BEGIN Data shown
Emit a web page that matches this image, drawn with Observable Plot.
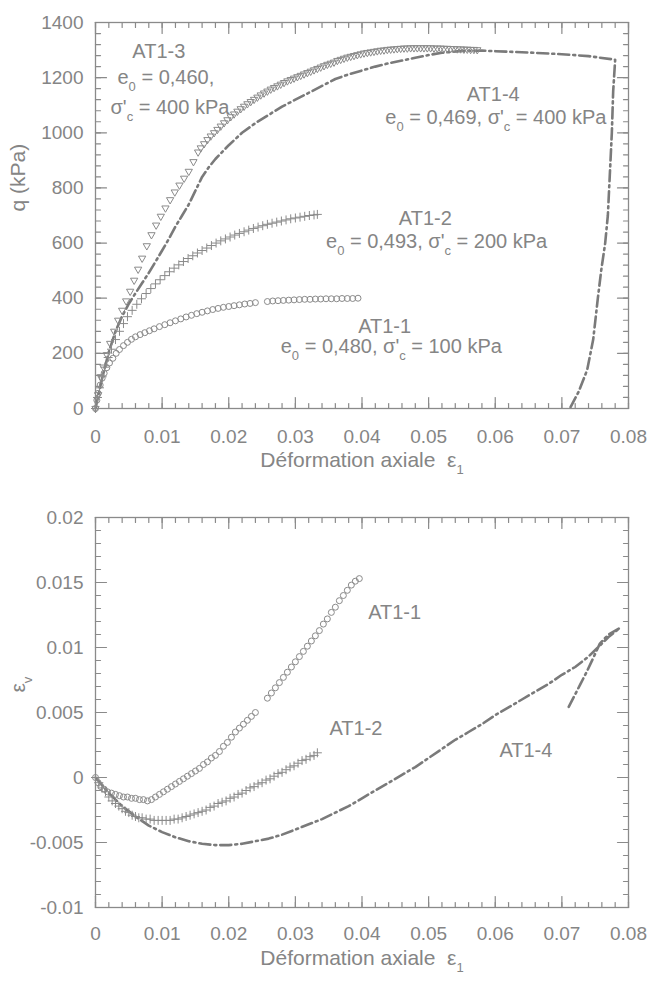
<!DOCTYPE html>
<html>
<head>
<meta charset="utf-8">
<script src="https://cdn.jsdelivr.net/npm/d3@7"></script>
<script src="https://cdn.jsdelivr.net/npm/@observablehq/plot@0.6"></script>
<style>
  html, body { margin: 0; padding: 0; background: #fff; }
  svg { display: block; }
</style>
</head>
<body>
<div id="chart"></div>
<script>
// ---------------- DATA ----------------
// Top panel: q (kPa) vs axial strain
const e11 = [0,.0002,.0004,.0007,.001,.0013,.0017,.0021,.0026,.0031,.0036,.0042,.0048,.0054,.006,.0067,.0074,.0081,.0088,.0096,.0104,.0112,.012,.0128,.0136,.0144,.0152,.016,.0168,.0176,.0184,.0192,.02,.0208,.0216,.0224,.0232,.024,.0258,.0266,.0274,.0282,.029,.0298,.0306,.0314,.0322,.033,.0338,.0346,.0354,.0362,.037,.0378,.0386,.0394];
const q11 = [0,30,55,85,110,128,148,165,182,200,214,228,240,251,260,268,275,282,289,297,304,311,318,325,332,338,344,349,354,359,363,367,370,373,376,379,381,384,388,390,391,392,393,394,395,396,396,397,397,398,398,398,399,399,399,400];

const e12 = [0,.0003,.0006,.001,.0014,.0019,.0024,.003,.0036,.0042,.0048,.0055,.0062,.0069,.0076,.0083,.009,.0097,.0104,.0111,.0118,.0125,.0132,.0139,.0146,.0153,.016,.0167,.0174,.0181,.0188,.0195,.0202,.0209,.0216,.0223,.023,.0237,.0244,.0251,.0258,.0265,.0272,.0279,.0286,.0293,.03,.0307,.0314,.0321,.0328,.0333];
const q12 = [0,40,75,115,150,185,215,250,280,308,333,356,378,398,417,435,452,467,482,496,509,521,533,544,554,564,573,582,591,600,608,615,622,629,635,641,647,653,658,663,668,672,676,680,684,688,691,694,697,700,702,704];

const e13 = [0,.0004,.0008,.0012,.0017,.0022,.0028,.0034,.004,.0046,.0052,.0058,.0064,.007,.0077,.0084,.0091,.0098,.0105,.0112,.0119,.0126,.0133,.014,.0147,.0154,.0158,.0163,.0168,.0173,.0178,.0183,.0188,.0193,.0198,.0203,.0208,.0213,.0218,.0223,.0228,.0233,.0238,.0243,.0248,.0253,.0258,.0263,.0268,.0273,.0278,.0283,.0288,.0293,.0298,.0303,.0308,.0313,.0318,.0323,.0328,.0333,.0338,.0343,.0348,.0353,.0358,.0363,.0368,.0373,.0378,.0383,.0388,.0393,.0398,.0403,.0408,.0413,.0418,.0423,.0428,.0433,.0438,.0443,.0448,.0453,.0458,.0463,.0468,.0473,.0478,.0483,.0488,.0493,.0498,.0503,.0508,.0513,.0518,.0523,.0528,.0533,.0538,.0543,.0548,.0553,.0558,.0563,.0568,.0573];
const q13 = [0,50,115,150,195,236,280,320,356,390,425,465,505,545,590,630,665,697,727,757,785,810,835,860,895,930,945,960,975,988,1000,1012,1024,1036,1047,1058,1068,1078,1087,1096,1105,1113,1121,1129,1137,1144,1151,1158,1164,1170,1176,1182,1188,1193,1198,1203,1208,1213,1218,1223,1228,1233,1238,1243,1248,1252,1256,1262,1266,1270,1274,1277,1280,1283,1286,1289,1291,1293,1295,1297,1299,1300,1302,1303,1304,1305,1306,1307,1307,1308,1308,1308,1308,1308,1308,1308,1307,1307,1307,1306,1306,1305,1305,1304,1304,1303,1303,1302,1302,1301];

const e14 = [0,.001,.002,.003,.004,.005,.006,.007,.008,.009,.01,.011,.012,.013,.014,.015,.016,.017,.018,.019,.02,.022,.024,.026,.028,.03,.032,.034,.036,.038,.04,.042,.044,.046,.048,.05,.052,.055,.058,.062,.066,.07,.074,.078,.0777,.0775,.0772,.0769,.0765,.0759,.0754,.0747,.0738,.0725,.0712];
const q14 = [0,110,205,280,335,380,418,455,492,532,573,615,660,700,740,790,840,875,905,930,955,1000,1035,1065,1095,1120,1145,1170,1195,1212,1226,1240,1252,1262,1272,1282,1290,1297,1298,1294,1290,1285,1278,1265,1150,1000,850,700,600,500,400,250,140,60,0];

// Bottom panel: volumetric strain vs axial strain
const be11 = [0,.0004,.0008,.0013,.0018,.0024,.003,.0036,.0042,.0048,.0054,.006,.0066,.0072,.0078,.0084,.009,.0096,.0102,.0108,.0114,.012,.0126,.0132,.0138,.0144,.015,.0156,.0162,.0168,.0174,.018,.0186,.0192,.0198,.0204,.021,.0216,.0222,.0228,.0234,.024,.0258,.0264,.027,.0276,.0282,.0288,.0294,.03,.0306,.0312,.0318,.0324,.033,.0336,.0342,.0348,.0354,.036,.0366,.0372,.0378,.0384,.039,.0396];
const bv11 = [0,-.0004,-.0007,-.0009,-.0011,-.0012,-.0013,-.0014,-.0015,-.0015,-.0016,-.0016,-.0017,-.0017,-.0018,-.0017,-.0015,-.0013,-.0011,-.0009,-.0007,-.0005,-.0003,-.0001,.0001,.0003,.0005,.0007,.001,.0012,.0015,.0017,.002,.0024,.0027,.0031,.0035,.0038,.0041,.0044,.0047,.005,.0061,.0065,.0069,.0073,.0077,.0081,.0085,.0089,.0093,.0097,.0101,.0105,.0109,.0113,.0118,.0122,.0127,.0131,.0136,.014,.0144,.0148,.0151,.0153];

const be12 = [0,.0005,.001,.0015,.002,.0025,.003,.0035,.004,.0045,.005,.0055,.006,.0065,.007,.0076,.0082,.0088,.0094,.01,.0106,.0112,.0118,.0124,.013,.0136,.0142,.0148,.0154,.016,.0166,.0172,.0178,.0184,.019,.0196,.0202,.0208,.0214,.022,.0226,.0232,.0238,.0244,.025,.0256,.0262,.0268,.0274,.028,.0286,.0292,.0298,.0304,.031,.0316,.0322,.0328,.0333];
const bv12 = [0,-.0004,-.0008,-.0011,-.0015,-.0018,-.002,-.0022,-.0024,-.0026,-.0027,-.0029,-.003,-.0031,-.0031,-.0032,-.0032,-.0033,-.0033,-.0033,-.0033,-.0033,-.0032,-.0032,-.0031,-.003,-.0029,-.0028,-.0027,-.0026,-.0025,-.0023,-.0022,-.002,-.0019,-.0018,-.0016,-.0015,-.0013,-.0012,-.001,-.0008,-.0007,-.0005,-.0004,-.0002,-.0001,.0001,.0003,.0004,.0006,.0008,.0009,.0011,.0013,.0014,.0016,.0017,.0019];

const be14 = [0,.002,.004,.006,.008,.01,.012,.014,.016,.018,.02,.022,.024,.026,.028,.03,.032,.034,.036,.038,.04,.042,.044,.046,.048,.05,.052,.054,.056,.058,.06,.062,.064,.066,.068,.07,.072,.074,.076,.077,.0787,.077,.0757,.0748,.0738,.0728,.0718,.0709];
const bv14 = [0,-.0012,-.0022,-.003,-.0037,-.0042,-.0046,-.0049,-.0051,-.0052,-.0052,-.0051,-.0049,-.0047,-.0044,-.004,-.0036,-.0032,-.0027,-.0022,-.0016,-.001,-.0004,.0002,.0008,.0015,.0022,.0029,.0035,.0041,.0048,.0054,.006,.0066,.0072,.0079,.0085,.0093,.0103,.0108,.0115,.011,.0103,.0093,.0082,.0072,.0062,.0053];

// Tick labels
const xTicks = [0, 0.01, 0.02, 0.03, 0.04, 0.05, 0.06, 0.07, 0.08];
const qTicks = [0, 200, 400, 600, 800, 1000, 1200, 1400];
const evTicks = [-0.01, -0.005, 0, 0.005, 0.01, 0.015, 0.02];

// ---------------- STYLE ----------------
const textGrey = "#858585";
const markGrey = "#8a8a8a";
const lineGrey = "#7a7a7a";
const font = "'Liberation Sans', Arial, Helvetica, sans-serif";

const zip = (xs, ys) => xs.map((x, i) => ({x, y: ys[i]}));

const xMinor = d3.range(0, 0.0801, 0.002);
const qMinor = d3.range(0, 1401, 40);
const evMinor = d3.range(-0.01, 0.02001, 0.001);

// Inward tick segments on all four sides, expressed in data units so that
// they are drawn by Plot's own scales (L and S are the tick lengths in px).
function tickSegments(xMaj, xMin, yMaj, yMin, xDom, yDom, W, H) {
  const L = 11, S = 5;
  const ux = (xDom[1] - xDom[0]) / W, uy = (yDom[1] - yDom[0]) / H;
  const segs = [];
  let id = 0;
  const addX = (t, len) => {
    segs.push({id, x: t, y: yDom[0]}, {id, x: t, y: yDom[0] + len * uy}); id++;
    segs.push({id, x: t, y: yDom[1]}, {id, x: t, y: yDom[1] - len * uy}); id++;
  };
  const addY = (t, len) => {
    segs.push({id, x: xDom[0], y: t}, {id, x: xDom[0] + len * ux, y: t}); id++;
    segs.push({id, x: xDom[1], y: t}, {id, x: xDom[1] - len * ux, y: t}); id++;
  };
  xMin.forEach(t => addX(t, S));
  xMaj.forEach(t => addX(t, L));
  yMin.forEach(t => addY(t, S));
  yMaj.forEach(t => addY(t, L));
  return Plot.line(segs, {x: "x", y: "y", z: "id", stroke: markGrey, strokeWidth: 1.2, curve: "linear"});
}

const dashDot = {stroke: lineGrey, strokeWidth: 2.6, strokeDasharray: "11,4,2,4", curve: "linear"};
const markerStyle = {stroke: markGrey, fill: "none", strokeWidth: 1};

const note = (text, x, y, anchor = "middle") => Plot.text([text], {x: () => x, y: () => y, text: d => d, textAnchor: anchor, fill: textGrey, fontSize: 20});

// ---------------- TOP PANEL ----------------
const topPlot = Plot.plot({
  width: 654, height: 480,
  marginLeft: 95, marginRight: 26, marginTop: 22, marginBottom: 72,
  style: {fontFamily: font, fontSize: "19px", color: textGrey, background: "white", overflow: "visible"},
  x: {domain: [0, 0.08], label: null},
  y: {domain: [0, 1400], label: null},
  marks: [
    Plot.axisX(xTicks, {anchor: "bottom", tickSize: 0, tickPadding: 21, tickFormat: d => String(d), label: null, fill: textGrey}),
    Plot.axisY(qTicks, {anchor: "left", tickSize: 0, tickPadding: 12, tickFormat: d => String(d), label: null, fill: textGrey}),
    tickSegments(xTicks, xMinor, qTicks, qMinor, [0, 0.08], [0, 1400], 533, 386),
    Plot.line(zip(e14, q14), {x: "x", y: "y", ...dashDot}),
    Plot.dot(zip(e11, q11), {x: "x", y: "y", symbol: "circle", r: 3, ...markerStyle}),
    Plot.dot(zip(e12, q12), {x: "x", y: "y", symbol: "plus", r: 3, ...markerStyle}),
    Plot.dot(zip(e13, q13), {x: "x", y: "y", symbol: "triangle", r: 2.7, rotate: 180, ...markerStyle}),
    note("AT1-3", 0.0095, 1295),
    note("e_{0} = 0,460,", 0.0033, 1200, "start"),
    note("σ'_{c} = 400 kPa", 0.00225, 1092, "start"),
    note("AT1-4", 0.0597, 1139),
    note("e_{0} = 0,469, σ'_{c} = 400 kPa", 0.0601, 1055),
    note("AT1-2", 0.0495, 689),
    note("e_{0} = 0,493, σ'_{c} = 200 kPa", 0.0512, 606),
    note("AT1-1", 0.0434, 297),
    note("e_{0} = 0,480, σ'_{c} = 100 kPa", 0.0444, 225),
    Plot.text(["Déformation axiale  ε_{1}"], {frameAnchor: "bottom", dy: 58, text: d => d, fill: textGrey, fontSize: 21}),
    Plot.text(["q (kPa)"], {frameAnchor: "left", dx: -77, dy: -4, rotate: -90, text: d => d, fill: textGrey, fontSize: 21}),
    Plot.frame({stroke: markGrey, strokeWidth: 1.3})
  ]
});

// ---------------- BOTTOM PANEL ----------------
const botPlot = Plot.plot({
  width: 654, height: 508,
  marginLeft: 95, marginRight: 26, marginTop: 37, marginBottom: 81,
  style: {fontFamily: font, fontSize: "19px", color: textGrey, background: "white", overflow: "visible"},
  x: {domain: [0, 0.08], label: null},
  y: {domain: [-0.01, 0.02], label: null},
  marks: [
    Plot.axisX(xTicks, {anchor: "bottom", tickSize: 0, tickPadding: 19, tickFormat: d => String(d), label: null, fill: textGrey}),
    Plot.axisY(evTicks, {anchor: "left", tickSize: 0, tickPadding: 12, tickFormat: d => String(d), label: null, fill: textGrey}),
    tickSegments(xTicks, xMinor, evTicks, evMinor, [0, 0.08], [-0.01, 0.02], 533, 390),
    Plot.line(zip(be14, bv14), {x: "x", y: "y", ...dashDot}),
    Plot.dot(zip(be11, bv11), {x: "x", y: "y", symbol: "circle", r: 3, ...markerStyle}),
    Plot.dot(zip(be12, bv12), {x: "x", y: "y", symbol: "plus", r: 3, ...markerStyle}),
    note("AT1-1", 0.0449, 0.0127),
    note("AT1-2", 0.0391, 0.0038),
    note("AT1-4", 0.0646, 0.0021),
    Plot.text(["Déformation axiale  ε_{1}"], {frameAnchor: "bottom", dy: 57, text: d => d, fill: textGrey, fontSize: 21}),
    Plot.text(["ε_{v}"], {frameAnchor: "left", dx: -77, dy: -20, rotate: -90, text: d => d, fill: textGrey, fontSize: 21}),
    Plot.frame({stroke: markGrey, strokeWidth: 1.3})
  ]
});

// Turn "_{..}" into real subscript tspans
function subscripts(svg) {
  const NS = "http://www.w3.org/2000/svg";
  svg.querySelectorAll("text").forEach(t => {
    const s = t.textContent;
    if (!s.includes("_{")) return;
    const parts = s.split(/(_\{[^}]*\})/);
    while (t.firstChild) t.removeChild(t.firstChild);
    let shifted = false;
    for (const p of parts) {
      if (!p) continue;
      const ts = document.createElementNS(NS, "tspan");
      if (p.startsWith("_{")) {
        ts.textContent = p.slice(2, -1);
        ts.setAttribute("dy", "7");
        ts.setAttribute("font-size", "13");
        shifted = true;
      } else {
        ts.textContent = p;
        if (shifted) { ts.setAttribute("dy", "-7"); shifted = false; }
      }
      t.appendChild(ts);
    }
  });
}
subscripts(topPlot);
subscripts(botPlot);

const root = document.getElementById("chart");
root.appendChild(topPlot);
root.appendChild(botPlot);
</script>
</body>
</html>
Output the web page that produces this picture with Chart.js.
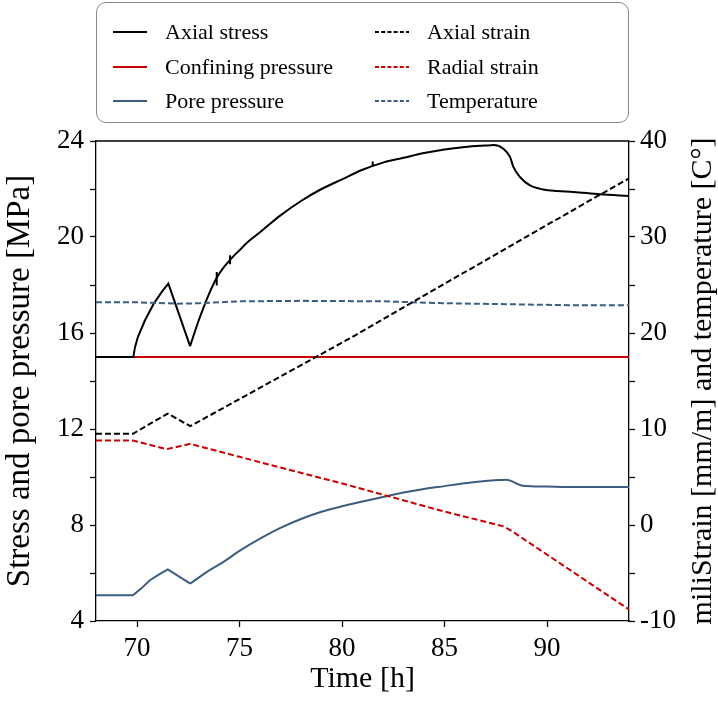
<!DOCTYPE html>
<html>
<head>
<meta charset="utf-8">
<script src="https://cdn.jsdelivr.net/npm/chart.js@4.4.1/dist/chart.umd.min.js"></script>
<style>
  html, body { margin: 0; padding: 0; background: #fff; }
  #wrap { position: relative; width: 718px; height: 708px; }
  #legend {
    position: absolute; left: 96px; top: 2px; width: 533px; height: 121px;
    border: 1.5px solid #8a8a8a; border-radius: 10px; box-sizing: border-box;
    font-family: "Liberation Serif", serif; font-size: 22px; color: #000;
  }
  .item { position: absolute; height: 24px; display: flex; align-items: center; white-space: nowrap; }
  .item svg { margin-right: 18px; }
</style>
</head>
<body>
<div id="wrap">
  <canvas id="plotCanvas" width="718" height="708"></canvas>
  <div id="legend"></div>
</div>
<script>
// time [h] and values
// axial stress: loading/unloading cycle, then the smooth creep + failure part
const stressTimeA = [68, 69.82, 69.9, 70.05, 70.39, 70.8, 71.2, 71.53, 72.59];
const axialStressA = [15.0, 15.0, 15.4, 15.85, 16.53, 17.2, 17.7, 18.06, 15.45];
const stressTimeB = [72.59, 72.8, 73.0, 73.24, 73.5, 73.89, 74.2, 74.54, 75.0, 75.5, 76, 77, 78, 79, 80, 81, 82, 83,
  84, 85, 86, 87, 87.4, 87.87, 88.2, 88.36, 88.68, 89.17, 89.82, 90.5, 91.28, 92.59, 94];
const axialStressB = [15.45, 16.0, 16.5, 17.05, 17.6, 18.3, 18.7, 19.05, 19.45, 19.86, 20.2, 20.9, 21.5, 22.0, 22.4,
  22.8, 23.1, 23.3, 23.5, 23.65, 23.75, 23.81, 23.83, 23.68, 23.33, 22.92, 22.5, 22.15, 21.98, 21.92, 21.88, 21.78, 21.71];
// small spikes on the stress record
const spikeTime = [73.89, 73.89, null, 74.54, 74.54, null, 81.5, 81.5];
const spikeStress = [17.98, 18.54, null, 18.86, 19.24, null, 22.95, 23.15];

const confTime = [68, 94];
const confiningPressure = [15.0, 15.0];

const poreTimeA = [68, 69.8, 70.2, 70.63, 71.1, 71.5, 72.6];
const porePressureA = [5.07, 5.07, 5.35, 5.7, 5.95, 6.15, 5.56];
const poreTimeB = [72.6, 73.4, 74.2, 75, 76, 77, 78, 79, 80, 81, 82, 83, 84, 85, 86, 87, 88];
const porePressureB = [5.56, 6.04, 6.45, 6.92, 7.43, 7.88, 8.25, 8.55, 8.78, 8.98, 9.17, 9.35, 9.5, 9.62, 9.74, 9.83, 9.89];
const poreTimeC = [88, 88.2, 88.8, 90, 91, 94];
const porePressureC = [9.89, 9.85, 9.64, 9.6, 9.58, 9.58];

const axStrainTime = [68, 69.8, 71.5, 72.6, 76.6, 80.6, 84, 88, 92, 94];
const axialStrain = [9.5, 9.5, 11.6, 10.3, 15.0, 19.7, 23.9, 28.8, 33.7, 36.1];

const radStrainTime = [68, 69.8, 71.45, 72.6, 75, 80.4, 84.9, 87.9, 88.4, 94];
const radialStrain = [8.8, 8.8, 7.9, 8.45, 7.1, 4.1, 1.45, -0.15, -0.8, -8.8];

const tempTime = [68, 70, 72, 73, 75, 78, 82, 85, 88, 91, 94];
const temperature = [23.2, 23.2, 23.05, 23.1, 23.3, 23.35, 23.3, 23.1, 23.0, 22.9, 22.9];

const xTicks = [70, 75, 80, 85, 90];

const BLACK = '#000000', RED = '#cc0000', BLUE = '#3b5d7f';
const FONT = '"Liberation Serif", serif';
const DASH = [6, 3];

function pts(xs, ys) { return xs.map((x, i) => ({ x: x === null ? NaN : x, y: ys[i] })); }

const legendItems = [
  { label: 'Axial stress', color: BLACK, dashed: false },
  { label: 'Confining pressure', color: RED, dashed: false },
  { label: 'Pore pressure', color: BLUE, dashed: false },
  { label: 'Axial strain', color: BLACK, dashed: true },
  { label: 'Radial strain', color: RED, dashed: true },
  { label: 'Temperature', color: BLUE, dashed: true }
];

function buildLegend() {
  const box = document.getElementById('legend');
  const cols = [16, 278], rows = [17, 52, 86];
  legendItems.forEach((s, i) => {
    const el = document.createElement('div');
    el.className = 'item';
    el.style.left = cols[Math.floor(i / 3)] + 'px';
    el.style.top = rows[i % 3] + 'px';
    const dash = s.dashed ? 'stroke-dasharray="4,2.2"' : '';
    el.innerHTML = `<svg width="34" height="4"><line x1="0" y1="2" x2="34" y2="2" stroke="${s.color}" stroke-width="2" ${dash}/></svg>` + s.label;
    box.appendChild(el);
  });
}

function line(xs, ys, color, axis, dash, smooth) {
  return {
    data: pts(xs, ys), yAxisID: axis, borderColor: color, borderWidth: 2, borderDash: dash || [],
    pointRadius: 0, tension: 0, fill: false, spanGaps: false,
    cubicInterpolationMode: smooth ? 'monotone' : 'default'
  };
}

// top frame line and the right-hand title (reads bottom to top)
const frame = {
  id: 'frame',
  afterDraw(c) {
    const a = c.chartArea, ctx = c.ctx;
    ctx.save();
    ctx.strokeStyle = '#000';
    ctx.lineWidth = 1.3;
    ctx.beginPath();
    ctx.moveTo(a.left, a.top);
    ctx.lineTo(a.right, a.top);
    ctx.stroke();
    ctx.translate(703, (a.top + a.bottom) / 2);
    ctx.rotate(-Math.PI / 2);
    ctx.fillStyle = '#000';
    ctx.font = '30px ' + FONT;
    ctx.textAlign = 'center';
    ctx.textBaseline = 'middle';
    ctx.fillText('miliStrain [mm/m] and temperature [C°]', 0, 0);
    ctx.restore();
  }
};

function initChart() {
  const ctx = document.getElementById('plotCanvas').getContext('2d');
  new Chart(ctx, {
    type: 'line',
    data: {
      datasets: [
        line(axStrainTime, axialStrain, BLACK, 'yR', DASH),
        line(radStrainTime, radialStrain, RED, 'yR', DASH),
        line(tempTime, temperature, BLUE, 'yR', DASH),
        line(stressTimeA, axialStressA, BLACK, 'yL'),
        line(stressTimeB, axialStressB, BLACK, 'yL', null, true),
        line(spikeTime, spikeStress, BLACK, 'yL'),
        line(confTime, confiningPressure, RED, 'yL'),
        line(poreTimeA, porePressureA, BLUE, 'yL'),
        line(poreTimeB, porePressureB, BLUE, 'yL', null, true),
        line(poreTimeC, porePressureC, BLUE, 'yL', null, true)
      ]
    },
    options: {
      responsive: false, animation: false, events: [],
      layout: { padding: { top: 141, left: 0, right: 0, bottom: 0 } },
      plugins: { legend: { display: false }, tooltip: { enabled: false } },
      scales: {
        x: {
          type: 'linear', min: 68, max: 94,
          afterBuildTicks: s => { s.ticks = xTicks.map(v => ({ value: v })); },
          afterFit: s => { s.height = 87; },
          grid: { drawOnChartArea: false, tickLength: 6, tickColor: '#000', tickWidth: 1.3 },
          border: { color: '#000', width: 1.3 },
          ticks: { color: '#000', font: { family: FONT, size: 27 }, padding: 6, maxRotation: 0 },
          title: { display: true, text: 'Time [h]', color: '#000', font: { family: FONT, size: 30 }, padding: { top: 0, bottom: 11 } }
        },
        yL: {
          type: 'linear', position: 'left', min: 4, max: 24,
          afterFit: s => { s.width = 96; },
          grid: { drawOnChartArea: false, tickLength: 6, tickColor: '#000', tickWidth: 1.3 },
          border: { color: '#000', width: 1.3 },
          ticks: { stepSize: 2, color: '#000', font: { family: FONT, size: 27 }, padding: 6,
            callback: v => (v % 4 === 0 ? v : '') },
          title: { display: true, text: 'Stress and pore pressure [MPa]', color: '#000', font: { family: FONT, size: 33 }, padding: { top: 1, bottom: 0 } }
        },
        yR: {
          type: 'linear', position: 'right', min: -10, max: 40,
          afterFit: s => { s.width = 89; },
          grid: { drawOnChartArea: false, tickLength: 6, tickColor: '#000', tickWidth: 1.3 },
          border: { color: '#000', width: 1.3 },
          ticks: { stepSize: 5, color: '#000', font: { family: FONT, size: 27 }, padding: 5,
            callback: v => (v % 10 === 0 ? v : '') }
        }
      }
    },
    plugins: [frame]
  });
}

buildLegend();
initChart();
</script>
</body>
</html>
END Data shown
◆ **What is required**
Copy out each line in the preceding records that contains "page".

◆ **Answer**
Emit a web page that matches this image, drawn with Observable Plot.
Output the web page that produces this picture with Chart.js.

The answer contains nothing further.